## PROBLEM STATEMENT
Leave out any pictures and transcribe all other data below exactly.
------ SUPPLIED MATERIAL ------
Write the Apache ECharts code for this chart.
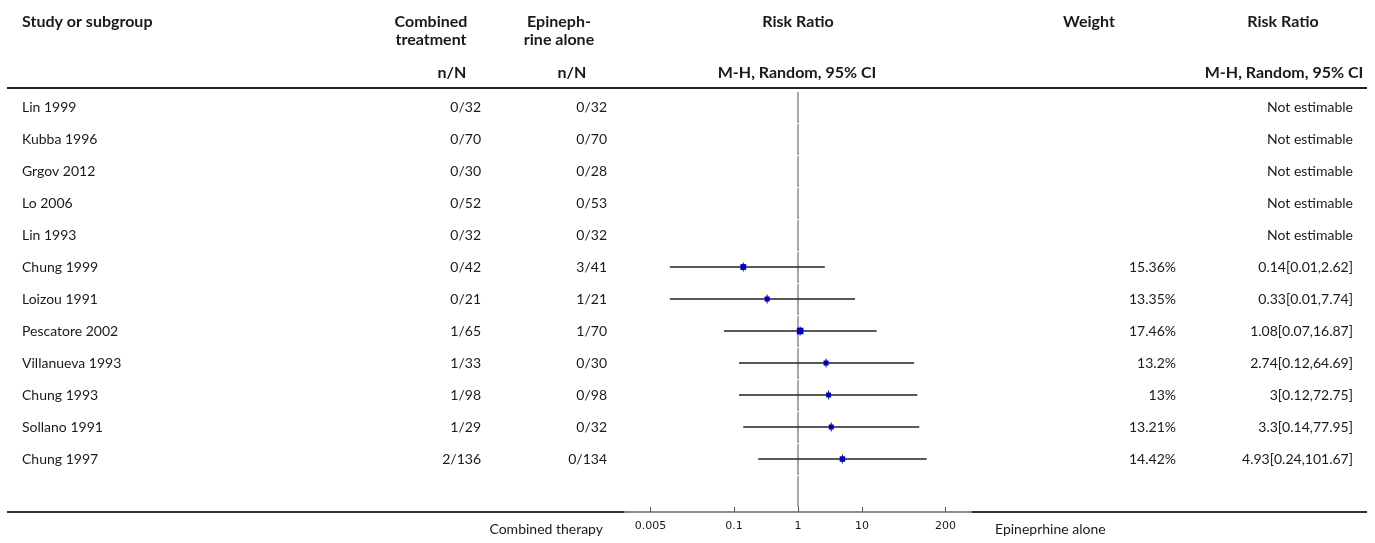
<!DOCTYPE html>
<html>
<head>
<meta charset="utf-8">
<script src="https://cdn.jsdelivr.net/npm/echarts@6/dist/echarts.min.js"></script>
<style>
  html, body { margin: 0; padding: 0; background: #fff; }
  #chart { width: 1375px; height: 543px; }
</style>
</head>
<body>
<div id="chart"></div>
<script>
// Studies comparing combined treatment with epinephrine alone
const studies = ['Lin 1999', 'Kubba 1996', 'Grgov 2012', 'Lo 2006', 'Lin 1993', 'Chung 1999',
  'Loizou 1991', 'Pescatore 2002', 'Villanueva 1993', 'Chung 1993', 'Sollano 1991', 'Chung 1997'];
const combinedEvents = [0, 0, 0, 0, 0, 0, 0, 1, 1, 1, 1, 2];
const combinedTotal = [32, 70, 30, 52, 32, 42, 21, 65, 33, 98, 29, 136];
const epiEvents = [0, 0, 0, 0, 0, 3, 1, 1, 0, 0, 0, 0];
const epiTotal = [32, 70, 28, 53, 32, 41, 21, 70, 30, 98, 32, 134];
const riskRatio = [null, null, null, null, null, 0.14, 0.33, 1.08, 2.74, 3, 3.3, 4.93];
const ciLower = [null, null, null, null, null, 0.01, 0.01, 0.07, 0.12, 0.12, 0.14, 0.24];
const ciUpper = [null, null, null, null, null, 2.62, 7.74, 16.87, 64.69, 72.75, 77.95, 101.67];
const weights = [null, null, null, null, null, 15.36, 13.35, 17.46, 13.2, 13, 13.21, 14.42];
const axisTickValues = [0.005, 0.1, 1, 10, 200];
const axisRange = [0.002, 500];

const FONT = 'Lato';
const TEXT = '#1a1a1a';
const rowIdx = studies.map((_, i) => i);
// one extra slot below the last study keeps the null line running to the axis
const lineRows = studies.map((_, i) => i).concat([studies.length]);

const chart = echarts.init(document.getElementById('chart'), null, { renderer: 'canvas' });

function headText(x, y, text, align) {
  return {
    type: 'text', x: x, y: y,
    style: { text: text, font: 'bold 16px ' + FONT, fill: TEXT, align: align, verticalAlign: 'middle', lineHeight: 18 }
  };
}
function plainText(x, y, text, align, size) {
  return {
    type: 'text', x: x, y: y,
    style: { text: text, font: (size || 14) + 'px ' + FONT, fill: TEXT, align: align, verticalAlign: 'middle' }
  };
}

const option = {
  animation: false,
  backgroundColor: '#fff',
  grid: { left: 625, right: 404, top: 91, bottom: 31, containLabel: false },
  xAxis: {
    type: 'log', logBase: 10, min: axisRange[0], max: axisRange[1],
    position: 'bottom',
    axisLine: { show: true, onZero: false, lineStyle: { color: '#8c8c8c', width: 2 } },
    axisTick: { show: true, inside: true, length: 5, customValues: axisTickValues, lineStyle: { color: '#555', width: 1 } },
    axisLabel: {
      customValues: axisTickValues, margin: 9, color: TEXT, fontFamily: 'DejaVu Sans', fontSize: 11,
      formatter: v => String(v)
    },
    splitLine: { show: false }
  },
  yAxis: {
    type: 'value', min: -0.5, max: 12.656, inverse: true, show: false
  },
  graphic: [
    headText(22, 22, 'Study or subgroup', 'left'),
    headText(431, 31, 'Combined\ntreatment', 'center'),
    headText(559, 31, 'Epineph-\nrine alone', 'center'),
    headText(452, 73, 'n/N', 'center'),
    headText(572, 73, 'n/N', 'center'),
    headText(798, 22, 'Risk Ratio', 'center'),
    headText(797, 73, 'M-H, Random, 95% CI', 'center'),
    headText(1089, 22, 'Weight', 'center'),
    headText(1283, 22, 'Risk Ratio', 'center'),
    headText(1284, 73, 'M-H, Random, 95% CI', 'center'),
    { type: 'line', shape: { x1: 7, y1: 88, x2: 1367, y2: 88 }, style: { stroke: '#222', lineWidth: 2 } },
    { type: 'line', shape: { x1: 7, y1: 512, x2: 625, y2: 512 }, style: { stroke: '#333', lineWidth: 2 } },
    { type: 'line', shape: { x1: 971, y1: 512, x2: 1367, y2: 512 }, style: { stroke: '#333', lineWidth: 2 } },
    plainText(603, 529, 'Combined therapy', 'right', 14),
    plainText(995, 529, 'Epineprhine alone', 'left', 14)
  ],
  series: [
    {
      // line of no effect, one segment per row
      type: 'custom', name: 'null line', clip: true, silent: true,
      data: lineRows,
      renderItem: function (params, api) {
        const r = api.value(0);
        const x = api.coord([1, r])[0];
        const yTop = api.coord([1, r - 0.5])[1] + 1;
        const yBot = api.coord([1, r + 0.5])[1];
        return {
          type: 'line',
          shape: { x1: x, y1: yTop, x2: x, y2: yBot },
          style: { stroke: '#a8a8a8', lineWidth: 2 }
        };
      },
      encode: { y: 0 }
    },
    {
      // confidence intervals and point estimates
      type: 'custom', name: 'studies', clip: false, silent: true,
      data: rowIdx.filter(i => riskRatio[i] !== null).map(i => [i, riskRatio[i], ciLower[i], ciUpper[i], weights[i]]),
      renderItem: function (params, api) {
        const r = api.value(0);
        const pt = api.coord([api.value(1), r]);
        const lo = api.coord([api.value(2), r]);
        const hi = api.coord([api.value(3), r]);
        const s = api.value(4) * 0.38;
        return {
          type: 'group',
          children: [
            { type: 'line', shape: { x1: lo[0], y1: pt[1], x2: hi[0], y2: pt[1] }, style: { stroke: '#222', lineWidth: 1.5 } },
            { type: 'line', shape: { x1: pt[0], y1: pt[1] - 4.5, x2: pt[0], y2: pt[1] + 4.5 }, style: { stroke: '#222', lineWidth: 1 } },
            { type: 'rect', shape: { x: pt[0] - s / 2, y: pt[1] - s / 2, width: s, height: s }, style: { fill: '#0000c8' } }
          ]
        };
      },
      encode: { x: 1, y: 0 }
    },
    {
      // table columns beside the plot
      type: 'custom', name: 'table', clip: false, silent: true,
      data: rowIdx,
      renderItem: function (params, api) {
        const i = api.value(0);
        const y = api.coord([1, i])[1];
        const rrText = riskRatio[i] === null ? 'Not estimable'
          : riskRatio[i] + '[' + ciLower[i] + ',' + ciUpper[i] + ']';
        const kids = [
          plainText(22, y, studies[i], 'left'),
          plainText(481, y, combinedEvents[i] + '/' + combinedTotal[i], 'right'),
          plainText(607, y, epiEvents[i] + '/' + epiTotal[i], 'right'),
          plainText(1353, y, rrText, 'right')
        ];
        if (weights[i] !== null) kids.push(plainText(1176, y, weights[i] + '%', 'right'));
        return { type: 'group', children: kids };
      },
      encode: { y: 0 }
    }
  ]
};
chart.setOption(option);
</script>
</body>
</html>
------
## RESULT OF THIS TASK
Write the Apache ECharts code for this chart.
<!DOCTYPE html>
<html>
<head>
<meta charset="utf-8">
<script src="https://cdn.jsdelivr.net/npm/echarts@6/dist/echarts.min.js"></script>
<style>
  html, body { margin: 0; padding: 0; background: #fff; }
  #chart { width: 1375px; height: 543px; }
</style>
</head>
<body>
<div id="chart"></div>
<script>
// Studies comparing combined treatment with epinephrine alone
const studies = ['Lin 1999', 'Kubba 1996', 'Grgov 2012', 'Lo 2006', 'Lin 1993', 'Chung 1999',
  'Loizou 1991', 'Pescatore 2002', 'Villanueva 1993', 'Chung 1993', 'Sollano 1991', 'Chung 1997'];
const combinedEvents = [0, 0, 0, 0, 0, 0, 0, 1, 1, 1, 1, 2];
const combinedTotal = [32, 70, 30, 52, 32, 42, 21, 65, 33, 98, 29, 136];
const epiEvents = [0, 0, 0, 0, 0, 3, 1, 1, 0, 0, 0, 0];
const epiTotal = [32, 70, 28, 53, 32, 41, 21, 70, 30, 98, 32, 134];
const riskRatio = [null, null, null, null, null, 0.14, 0.33, 1.08, 2.74, 3, 3.3, 4.93];
const ciLower = [null, null, null, null, null, 0.01, 0.01, 0.07, 0.12, 0.12, 0.14, 0.24];
const ciUpper = [null, null, null, null, null, 2.62, 7.74, 16.87, 64.69, 72.75, 77.95, 101.67];
const weights = [null, null, null, null, null, 15.36, 13.35, 17.46, 13.2, 13, 13.21, 14.42];
const axisTickValues = [0.005, 0.1, 1, 10, 200];
const axisRange = [0.002, 500];

const FONT = 'Lato';
const TEXT = '#1a1a1a';
const rowIdx = studies.map((_, i) => i);
// one extra slot below the last study keeps the null line running to the axis
const lineRows = studies.map((_, i) => i).concat([studies.length]);

const chart = echarts.init(document.getElementById('chart'), null, { renderer: 'canvas' });

function headText(x, y, text, align) {
  return {
    type: 'text', x: x, y: y,
    style: { text: text, font: 'bold 16px ' + FONT, fill: TEXT, align: align, verticalAlign: 'middle', lineHeight: 18 }
  };
}
function plainText(x, y, text, align, size) {
  return {
    type: 'text', x: x, y: y,
    style: { text: text, font: (size || 14) + 'px ' + FONT, fill: TEXT, align: align, verticalAlign: 'middle' }
  };
}

const option = {
  animation: false,
  backgroundColor: '#fff',
  grid: { left: 625, right: 404, top: 91, bottom: 31, containLabel: false },
  xAxis: {
    type: 'log', logBase: 10, min: axisRange[0], max: axisRange[1],
    position: 'bottom',
    axisLine: { show: true, onZero: false, lineStyle: { color: '#8c8c8c', width: 2 } },
    axisTick: { show: true, inside: true, length: 5, customValues: axisTickValues, lineStyle: { color: '#555', width: 1 } },
    axisLabel: {
      customValues: axisTickValues, margin: 9, color: TEXT, fontFamily: 'DejaVu Sans', fontSize: 11,
      formatter: v => String(v)
    },
    splitLine: { show: false }
  },
  yAxis: {
    type: 'value', min: -0.5, max: 12.656, inverse: true, show: false
  },
  graphic: [
    headText(22, 22, 'Study or subgroup', 'left'),
    headText(431, 31, 'Combined\ntreatment', 'center'),
    headText(559, 31, 'Epineph-\nrine alone', 'center'),
    headText(452, 73, 'n/N', 'center'),
    headText(572, 73, 'n/N', 'center'),
    headText(798, 22, 'Risk Ratio', 'center'),
    headText(797, 73, 'M-H, Random, 95% CI', 'center'),
    headText(1089, 22, 'Weight', 'center'),
    headText(1283, 22, 'Risk Ratio', 'center'),
    headText(1284, 73, 'M-H, Random, 95% CI', 'center'),
    { type: 'line', shape: { x1: 7, y1: 88, x2: 1367, y2: 88 }, style: { stroke: '#222', lineWidth: 2 } },
    { type: 'line', shape: { x1: 7, y1: 512, x2: 625, y2: 512 }, style: { stroke: '#333', lineWidth: 2 } },
    { type: 'line', shape: { x1: 971, y1: 512, x2: 1367, y2: 512 }, style: { stroke: '#333', lineWidth: 2 } },
    plainText(603, 529, 'Combined therapy', 'right', 14),
    plainText(995, 529, 'Epineprhine alone', 'left', 14)
  ],
  series: [
    {
      // line of no effect, one segment per row
      type: 'custom', name: 'null line', clip: true, silent: true,
      data: lineRows,
      renderItem: function (params, api) {
        const r = api.value(0);
        const x = api.coord([1, r])[0];
        const yTop = api.coord([1, r - 0.5])[1] + 1;
        const yBot = api.coord([1, r + 0.5])[1];
        return {
          type: 'line',
          shape: { x1: x, y1: yTop, x2: x, y2: yBot },
          style: { stroke: '#a8a8a8', lineWidth: 2 }
        };
      },
      encode: { y: 0 }
    },
    {
      // confidence intervals and point estimates
      type: 'custom', name: 'studies', clip: false, silent: true,
      data: rowIdx.filter(i => riskRatio[i] !== null).map(i => [i, riskRatio[i], ciLower[i], ciUpper[i], weights[i]]),
      renderItem: function (params, api) {
        const r = api.value(0);
        const pt = api.coord([api.value(1), r]);
        const lo = api.coord([api.value(2), r]);
        const hi = api.coord([api.value(3), r]);
        const s = api.value(4) * 0.38;
        return {
          type: 'group',
          children: [
            { type: 'line', shape: { x1: lo[0], y1: pt[1], x2: hi[0], y2: pt[1] }, style: { stroke: '#222', lineWidth: 1.5 } },
            { type: 'line', shape: { x1: pt[0], y1: pt[1] - 4.5, x2: pt[0], y2: pt[1] + 4.5 }, style: { stroke: '#222', lineWidth: 1 } },
            { type: 'rect', shape: { x: pt[0] - s / 2, y: pt[1] - s / 2, width: s, height: s }, style: { fill: '#0000c8' } }
          ]
        };
      },
      encode: { x: 1, y: 0 }
    },
    {
      // table columns beside the plot
      type: 'custom', name: 'table', clip: false, silent: true,
      data: rowIdx,
      renderItem: function (params, api) {
        const i = api.value(0);
        const y = api.coord([1, i])[1];
        const rrText = riskRatio[i] === null ? 'Not estimable'
          : riskRatio[i] + '[' + ciLower[i] + ',' + ciUpper[i] + ']';
        const kids = [
          plainText(22, y, studies[i], 'left'),
          plainText(481, y, combinedEvents[i] + '/' + combinedTotal[i], 'right'),
          plainText(607, y, epiEvents[i] + '/' + epiTotal[i], 'right'),
          plainText(1353, y, rrText, 'right')
        ];
        if (weights[i] !== null) kids.push(plainText(1176, y, weights[i] + '%', 'right'));
        return { type: 'group', children: kids };
      },
      encode: { y: 0 }
    }
  ]
};
chart.setOption(option);
</script>
</body>
</html>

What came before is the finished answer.